Coca/Cocaine

Peru anti-drug agency: 63.5 percent of coca growers acknowledge crop fuels illegal cocaine production

A survey conducted by the National Commission for Development and Life without Drugs, Devida, and the Lima-based Calandria Institute, shows that a majority of people in four of Peru’s coca growing departments acknowledge that the leaf’s primary function is to fuel the cocaine trade.

The survey was conducted in December 2007 in the Ayacucho, Huanuco, San Martín and Ucayali departments and published Monday in Peru’s main daily newspaper, El Comercio. Four hundred people from each department were interviewed.

The survey found that 63.5 percent of the people recognize the main use of the coca leaf was for cocaine, while 66 percent confirm that drug traffickers use extortion and threaten coca growers, known as cocaleros, in order to increase coca leaf production.

The majority of the population is aware of social problems associated with the cocas illegal cultivation and the presence of drug traffickers, the study showed. Forty-two percent of those surveyed say crime, theft, and extortion are the main problems from illegal coca cultivation while 59.8 percent say the increase in crime is the main problem from drug trafficking.

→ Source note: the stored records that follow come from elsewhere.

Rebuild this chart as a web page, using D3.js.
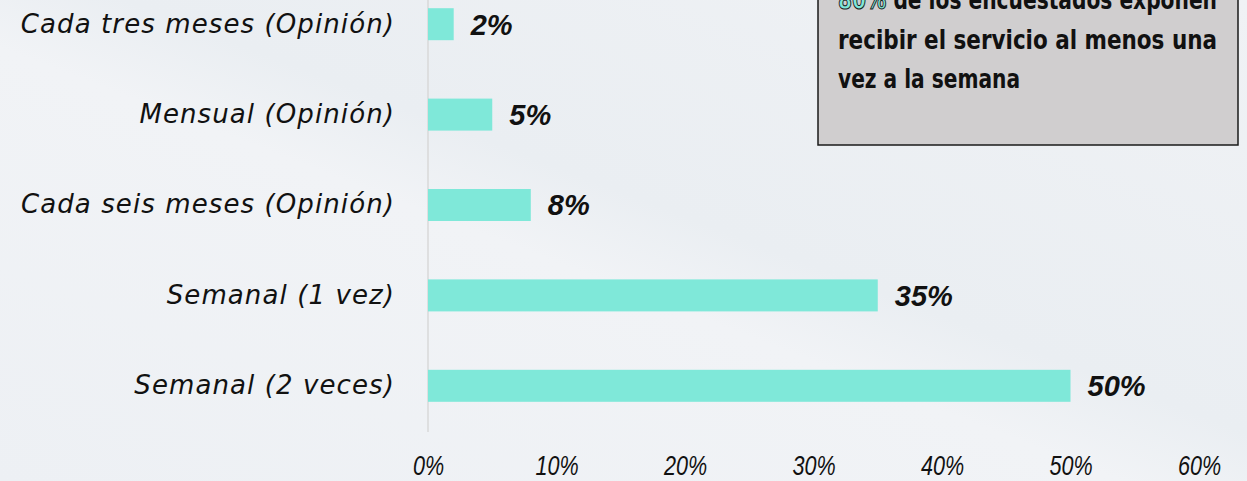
<!DOCTYPE html>
<html>
<head>
<meta charset="utf-8">
<script src="https://cdn.jsdelivr.net/npm/d3@7"></script>
<style>
  html, body { margin: 0; padding: 0; }
  body { width: 1247px; height: 481px; overflow: hidden; background: #eef1f5; }
</style>
</head>
<body>
<div id="chart"></div>
<script>
// data
var categories = ["Cada tres meses (Opinión)", "Mensual (Opinión)", "Cada seis meses (Opinión)", "Semanal (1 vez)", "Semanal (2 veces)"];
var values = [0.02, 0.05, 0.08, 0.35, 0.50];
var valueLabels = ["2%", "5%", "8%", "35%", "50%"];
var xTicks = [0, 0.1, 0.2, 0.3, 0.4, 0.5, 0.6];
var noteHighlight = "80%";
var noteLines = [" de los encuestados exponen", "recibir el servicio al menos una", "vez a la semana"];

var width = 1247, height = 481;

var svg = d3.select("#chart").append("svg")
  .attr("width", width)
  .attr("height", height);

// background with faint diagonal streaks
var defs = svg.append("defs");
var grad = defs.append("linearGradient").attr("id", "bg")
  .attr("x1", "0").attr("y1", "1").attr("x2", "1").attr("y2", "0");
grad.append("stop").attr("offset", "0").attr("stop-color", "#edf0f4");
grad.append("stop").attr("offset", "0.45").attr("stop-color", "#f1f3f6");
grad.append("stop").attr("offset", "0.55").attr("stop-color", "#eaeef2");
grad.append("stop").attr("offset", "1").attr("stop-color", "#f0f2f5");
svg.append("rect").attr("width", width).attr("height", height).attr("fill", "url(#bg)");

// set the ranges
var x = d3.scaleLinear()
  .domain([0, 0.6])
  .range([428, 1199]);
var y = d3.scaleBand()
  .domain(categories)
  .range([-21, 431])
  .paddingInner(0.646)
  .paddingOuter(0.323);

// vertical axis line
svg.append("line")
  .attr("x1", x(0)).attr("x2", x(0))
  .attr("y1", 0).attr("y2", 432)
  .attr("stroke", "#d9d9d9")
  .attr("stroke-width", 1.5);

// bars
svg.selectAll(".bar")
  .data(values)
  .enter().append("rect")
    .attr("class", "bar")
    .attr("x", x(0))
    .attr("y", function(d, i) { return y(categories[i]); })
    .attr("width", function(d) { return x(d) - x(0); })
    .attr("height", y.bandwidth())
    .attr("fill", "#7fe8d9");

// value labels
svg.selectAll(".val")
  .data(values)
  .enter().append("text")
    .attr("class", "val")
    .attr("x", function(d) { return x(d) + 17; })
    .attr("y", function(d, i) { return y(categories[i]) + y.bandwidth() / 2; })
    .attr("dy", "0.36em")
    .attr("font-family", "Liberation Sans, Arial, sans-serif")
    .attr("font-weight", "bold")
    .attr("font-style", "italic")
    .attr("font-size", "29px")
    .attr("fill", "#111")
    .text(function(d, i) { return valueLabels[i]; });

// category axis
var yAxis = svg.append("g")
  .attr("transform", "translate(395,0)")
  .call(d3.axisLeft(y).tickSize(0).tickPadding(0));
yAxis.select(".domain").remove();
yAxis.selectAll("text")
  .attr("font-family", "DejaVu Sans, sans-serif")
  .attr("font-style", "italic")
  .attr("font-size", "26px")
  .attr("letter-spacing", "1.1px")
  .attr("fill", "#111");

// percent axis (condensed look)
var xAxis = svg.append("g")
  .attr("transform", "translate(0,456)")
  .call(d3.axisBottom(x).tickValues(xTicks).tickFormat(d3.format(".0%")).tickSize(0).tickPadding(0));
xAxis.select(".domain").remove();
xAxis.selectAll("text")
  .attr("font-family", "Liberation Sans, sans-serif")
  .attr("font-style", "italic")
  .attr("font-size", "27px")
  .attr("fill", "#111")
  .each(function() {
    var w = this.getComputedTextLength();
    d3.select(this).attr("textLength", w * 0.8).attr("lengthAdjust", "spacingAndGlyphs");
  });

// callout box
svg.append("rect")
  .attr("x", 818).attr("y", -10)
  .attr("width", 420).attr("height", 155)
  .attr("fill", "#d0cecf")
  .attr("stroke", "#1a1a1a")
  .attr("stroke-width", 1.5);

var note = svg.append("g")
  .attr("font-family", "DejaVu Sans Condensed, DejaVu Sans, sans-serif")
  .attr("font-weight", "bold")
  .attr("font-size", "26px")
  .attr("fill", "#111");

var first = note.append("text").attr("x", 838).attr("y", 9)
  .attr("textLength", 379).attr("lengthAdjust", "spacingAndGlyphs");
first.append("tspan")
  .attr("fill", "#7fe8d9").attr("stroke", "#1a1a1a").attr("stroke-width", 1)
  .text(noteHighlight);
first.append("tspan").text(noteLines[0]);

note.append("text").attr("x", 838).attr("y", 49)
  .attr("textLength", 379).attr("lengthAdjust", "spacingAndGlyphs")
  .text(noteLines[1]);
note.append("text").attr("x", 838).attr("y", 88)
  .attr("textLength", 182).attr("lengthAdjust", "spacingAndGlyphs")
  .text(noteLines[2]);
</script>
</body>
</html>
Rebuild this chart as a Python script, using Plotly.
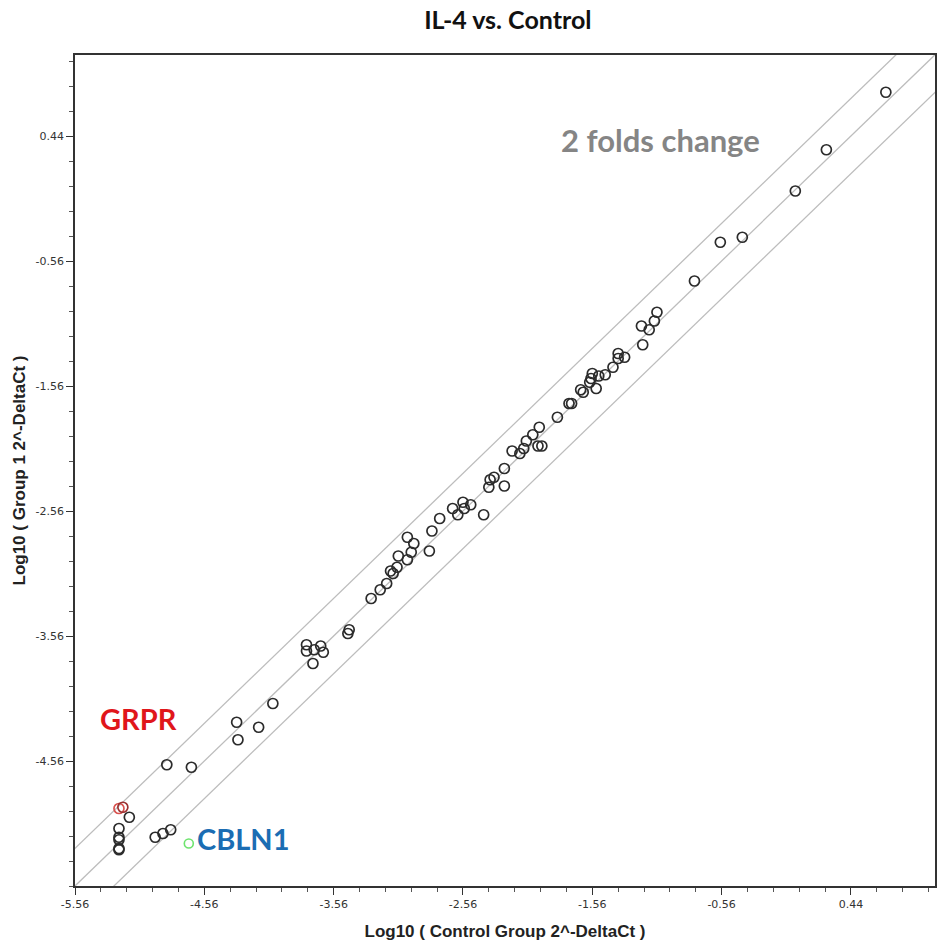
import plotly.graph_objects as go

# ---- data (log10 values) ----
control_x = [0.71, 0.25, 0.01, -0.40, -0.57, -0.77, -1.06, -1.08, -1.18, -1.12,
             -1.17, -1.36, -1.36, -1.31, -1.40, -1.46, -1.51, -1.56, -1.57, -1.58,
             -1.53, -1.65, -1.63, -1.72, -1.74, -1.83, -1.97, -2.02, -2.07, -1.98,
             -1.95, -2.09, -2.18, -2.12, -2.24, -2.24, -2.32, -2.35, -2.36, -2.40,
             -2.50, -2.56, -2.55, -2.60, -2.64, -2.74, -2.80, -2.82, -2.99, -2.94,
             -2.96, -2.99, -3.06, -3.07, -3.12, -3.10, -3.15, -3.20, -3.27, -3.44,
             -3.45, -3.77, -3.77, -3.71, -3.66, -3.64, -3.72, -4.03, -4.31, -4.14,
             -4.30, -4.85, -4.66, -5.14, -5.22, -5.22, -5.22, -5.22, -5.22, -4.94,
             -4.88, -4.82]
group1_y = [0.79, 0.33, 0.00, -0.37, -0.41, -0.72, -0.97, -1.04, -1.08, -1.11,
            -1.23, -1.30, -1.34, -1.33, -1.41, -1.47, -1.48, -1.46, -1.50, -1.53,
            -1.58, -1.59, -1.61, -1.70, -1.70, -1.81, -1.89, -1.95, -2.00, -2.04,
            -2.04, -2.06, -2.08, -2.10, -2.22, -2.36, -2.29, -2.31, -2.37, -2.59,
            -2.51, -2.49, -2.54, -2.59, -2.54, -2.62, -2.72, -2.88, -2.77, -2.82,
            -2.89, -2.95, -2.92, -3.01, -3.04, -3.06, -3.14, -3.19, -3.26, -3.51,
            -3.54, -3.63, -3.68, -3.67, -3.64, -3.69, -3.78, -4.10, -4.25, -4.29,
            -4.39, -4.59, -4.61, -5.01, -5.10, -5.17, -5.19, -5.26, -5.27, -5.17,
            -5.14, -5.11]

grpr_x = [-5.22, -5.19]
grpr_y = [-4.94, -4.93]
cbln1_x = [-4.68]
cbln1_y = [-5.22]

fold_offsets = [0.301, 0.0, -0.301]   # log10(2) boundaries
line_x = [-6.0, 2.0]

x_tick_vals = [-5.56, -4.56, -3.56, -2.56, -1.56, -0.56, 0.44]
x_tick_text = ["-5.56", "-4.56", "-3.56", "-2.56", "-1.56", "-0.56", "0.44"]
y_tick_vals = [-4.56, -3.56, -2.56, -1.56, -0.56, 0.44]
y_tick_text = ["-4.56", "-3.56", "-2.56", "-1.56", "-0.56", "0.44"]

fig = go.Figure()

for off in fold_offsets:
    fig.add_trace(go.Scatter(
        x=line_x, y=[v + off for v in line_x], mode="lines",
        line=dict(color="#bdbdbd", width=1.3), hoverinfo="skip", showlegend=False))

fig.add_trace(go.Scatter(
    x=control_x, y=group1_y, mode="markers", showlegend=False,
    marker=dict(symbol="circle-open", size=10, color="#2b2b2b", line=dict(width=1.7))))
fig.add_trace(go.Scatter(
    x=grpr_x, y=grpr_y, mode="markers", showlegend=False,
    marker=dict(symbol="circle-open", size=10, color=["#d9534f", "#9b3030"], line=dict(width=1.7))))
fig.add_trace(go.Scatter(
    x=cbln1_x, y=cbln1_y, mode="markers", showlegend=False,
    marker=dict(symbol="circle-open", size=9, color="#6ee46e", line=dict(width=1.6))))

axis_common = dict(
    tickmode="array", automargin=False,
    ticks="outside", ticklen=7, tickwidth=1.2, tickcolor="#333",
    showline=True, linecolor="#333", linewidth=1.5, mirror=True,
    showgrid=False, zeroline=False,
    tickfont=dict(family="DejaVu Sans", size=11, color="#333"),
    minor=dict(tick0=0.44, dtick=0.2, ticks="outside", ticklen=4, tickcolor="#555", showgrid=False),
)

fig.update_layout(
    width=937, height=945,
    margin=dict(l=75, r=2, t=55, b=59),
    paper_bgcolor="white", plot_bgcolor="white",
    title=dict(text="<b>IL-4 vs. Control</b>", x=0.542, xanchor="center", y=0.979, yanchor="middle",
               font=dict(family="Lato", size=25, color="#111")),
    xaxis=dict(range=[-5.56, 1.09], tickvals=x_tick_vals, ticktext=x_tick_text, **axis_common,
               title=dict(text="<b>Log10 ( Control Group 2^-DeltaCt )</b>", standoff=15,
                          font=dict(family="Liberation Sans", size=17, color="#222"))),
    yaxis=dict(range=[-5.56, 1.088], tickvals=y_tick_vals, ticktext=y_tick_text, **axis_common,
               title=dict(text="<b>Log10 ( Group 1 2^-DeltaCt )</b>", standoff=6,
                          font=dict(family="Liberation Sans", size=17, color="#222"))),
    annotations=[
        dict(text="<b>2 folds change</b>", x=-1.036, y=0.41, xref="x", yref="y",
             showarrow=False, font=dict(family="Lato", size=31, color="#858585")),
        dict(text="<b>GRPR</b>", x=-5.07, y=-4.22, xref="x", yref="y",
             showarrow=False, font=dict(family="Lato", size=29, color="#e0161b")),
        dict(text="<b>CBLN1</b>", x=-4.26, y=-5.176, xref="x", yref="y",
             showarrow=False, font=dict(family="Lato", size=29, color="#1b6db3")),
    ],
)

fig.write_html("out.html")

More than 80 percent of the population confirmed that adolescents are the main drug runners used by traffickers from the Peruvian jungle to the coast.

Drug trafficking and terrorism expert, Jaime Antezana, told daily El Comercio the survey reveals two important changes in the population’s perception:

The first change is that the majority believe the coca leaf’s main use is for cocaine production. “This ascertainment discredits the cocalero discourse and those in favor of coca that tried to convince the country that the coca they defended in the valleys were for medicinal and religious use, to sell it to Enaco, for traditional or industrialized consumption,” says Antezana. “These results reveal that the population understands very well the difference between legal coca and illegal coca.”

The second change is a new attitude towards the illegal cultivation of coca, which supports an overall reduction of illegal coca.

“But the most surprising thing of this study,” says Antezana “is that there is an important sector of the population that agrees with the ‘total elimination of coca cultivation … 11.3 percent in Ayacucho, 28 percent in Huanuco, 24.5 percent in Ucayali and an impressive and surprising 50 percent in San Martín.”